Häufig funktioniert das im Zusammenspiel mit der FPÖ und fragwürdigen “Expert:innen”. Etwa in einem Bericht über Halal-Fleisch an Schulen. Eltern seien deswegen “alarmiert”, ein FPÖ-Politiker sagt im Interview: “Wer zu uns kommt, muss sich an unsere Bräuche anpassen!” Eine “Islam-Expertin”, deren Wikipedia-Artikel hauptsächlich aus dem Punkt “Kontroversen” besteht, warnt vor schleichender Islamisierung.

Ähnlich wie andere Boulevard-Medien versucht sich ServusTV auch immer wieder an Kampagnen, die nach demselben Schema verlaufen: Erst kommt die Aufregung, dann Betroffene, dann die Aufregung über die Aufregung. So wurden etwa vom 23. bis 25. September in allen Ausgaben der Servus Nachrichten über “Luxuswohnungen für Migranten” berichtet – in zwei davon mit Wortspenden der FPÖ.

Klimakrise? Welche Klimakrise?

Um ein tatsächliches Problem windet sich der Sender hingegen. Die Klimakrise wird bei ServusTV ignoriert und kein einziges Mal erwähnt. Nur in einem Beitrag über eine Klimaklage gegen die Schweiz kommt das Wort vor. Weder die extreme Hitze noch die Hochwasserkatastrophe hat den Sender dazu veranlasst, darauf hinzuweisen, dass ein Zusammenhang besteht.

Etwas besser macht das der ORF – das ist allerdings in diesem Fall nicht schwierig. In Beiträgen über die Naturkatastrophen und Dürren hat die ZiB1 auf den Einfluss der Klimakrise hingewiesen. Bei der Klimakatastrophe hat es länger gedauert, aber schließlich wurde auch hier deutlich gesagt, dass die Erderhitzung die Fluten wahrscheinlicher und extremer macht. Auch über die Studie, dass Starkregen doppelt so wahrscheinlich wird, hat die ZiB1 später berichtet.

Nach diesem Sommer der Extreme sollte das zwar noch häufiger betont werden. Dass man es als Nachrichtensendung aber nicht einmal schafft, die Klimakrise zu erwähnen, ist mehr als nur ein Armutszeugnis.

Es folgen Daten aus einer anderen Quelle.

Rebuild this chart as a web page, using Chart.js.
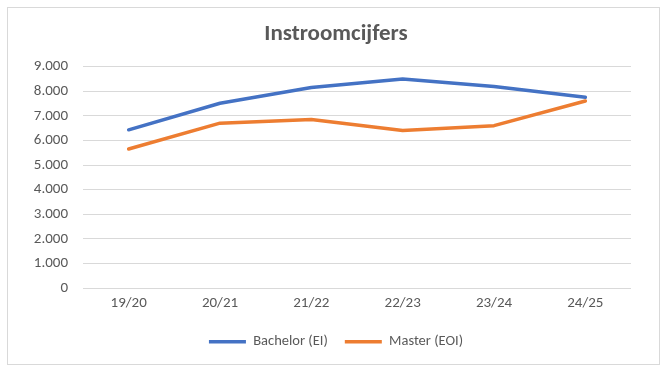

ServusTV vs. ORF: Die Unterschiede gehen tief

Abseits dieser großen Differenzen gibt es viele kleine Auffälligkeiten, die den Rahmen dieses Artikels sprengen würden. Dass etwa ServusTV sehr auffällig negative Berichterstattung über E-Autos forciert – in vier Wochen erschienen vier negative Beiträge, dazu kamen noch negative Kurzmeldungen. Beim Ukraine-Krieg positioniert sich der Sender zwar nicht prorussisch, aber ein Fan von des ukrainischen Präsidenten Wolodymyr Selenskyj ist ServusTV offensichtlich nicht. Oder dass auffällig oft die in Migrationsfragen eine deutlich härtere Linie fahrende burgenländische SPÖ zitiert wird, wenn die Partei zu Wort kommt.

Fakt ist jedenfalls: ServusTV hat im vergangenen Monat klassische schwarz-blaue Themen bespielt. Abseits der Hochwasserkatastrophe waren beim Sender “Ausländer”, Islam und „Gutmenschen“ das Problem. Die Klimakrise existiert für den Sender hingegen nicht. Themen werden stärker wertend aufgeladen als beim ORF.

Das alles ist nicht überraschend. ServusTV ist rechtspopulistisch, der Senderchef fällt vor allem mit kruden Verschwörungsmythen und Falschinformationen auf.

Die Berichterstattung des ORF ist sicher nicht perfekt. So ist etwa der niedrige Frauenanteil bei den Expert:innen ein Armutszeugnis für einen öffentlich-rechtlichen Sender. Betrachtet man aber die Verteilung und Auswahl der Themen, merkt man das Bemühen nach neutraler Berichterstattung. Das kann man von den Servus Nachrichten nicht behaupten. Hier wird eine klare Agenda deutlich.

Das ist legitim. Die “Wahrheit” erfährt man hier aber nicht.